Reply with a brief thank-you, then reach out to the referred person with the first contact's name in your opening line: "[Name] suggested I reach out to you. We were talking about [specific topic] and she thought you were the better person to have this conversation with."
You arrive with context. You are not cold to the second person. The first contact has done part of the qualifying work for you. This is the version of multi-threading that almost always works, because you did not manufacture it. The account gave it to you.
A Simple Rule by Deal Size
For most founders doing outbound, the clearest guidance is this.
Under $15K ACV: Focus on one person per account until you have a specific reason to add another. The decision is usually made by one person, and adding contacts creates confusion more often than it creates coverage.
Between $15K and $40K ACV: You likely need sign-off from two people, but start with one. Add the second contact once you have a response from the first, a referral, or 12 business days of silence.
Above $40K ACV: Multi-threading is not optional. Deals at this level almost always require both a functional champion and an economic buyer. Plan from the start for who each of them is. Reach the champion first. Add the economic buyer once you have traction.

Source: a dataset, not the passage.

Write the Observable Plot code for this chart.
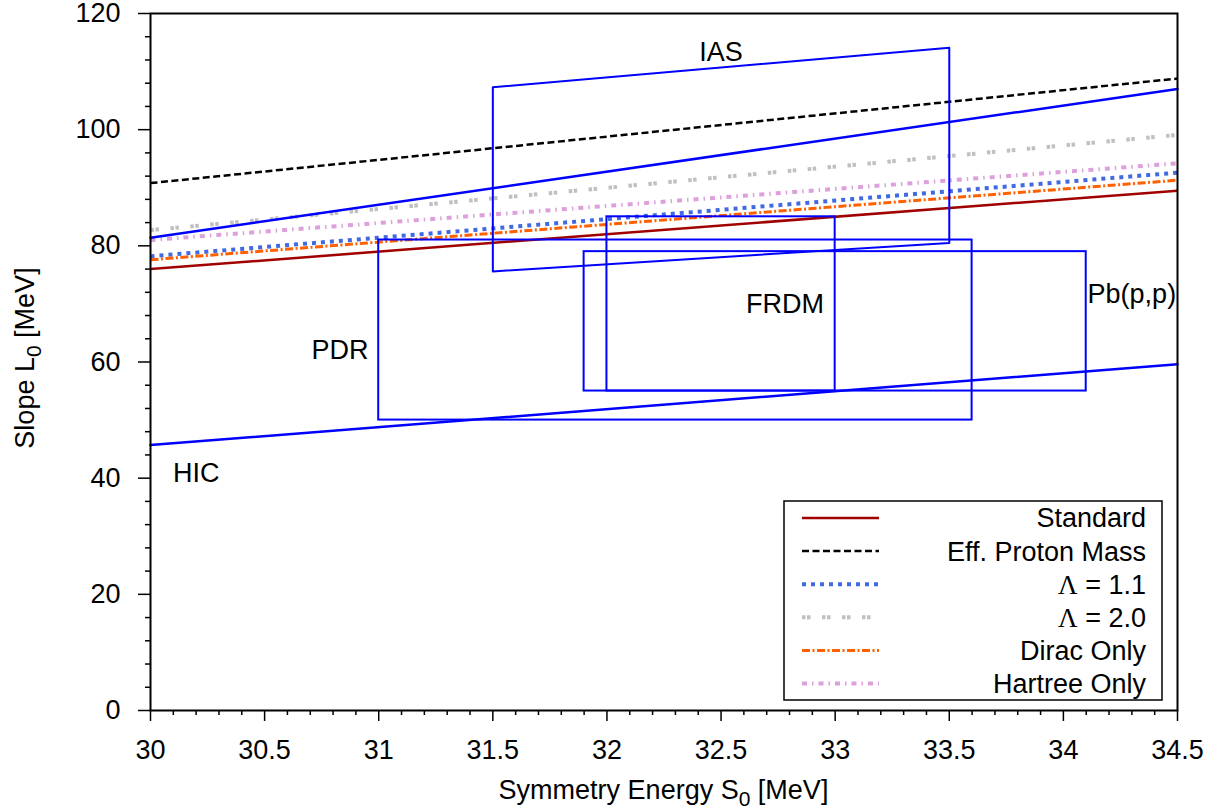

The mistake founders make is treating multi-threading as a volume play: more contacts, more chances. It is not a volume play. It is a deal architecture decision. Figure out who actually needs to be involved in a yes, and make sure you have a relationship with each of them. That is different from blasting two people at a company with the same email on the same morning.
One is a strategy. The other is what gets forwarded with the message "Did you get something from these guys?"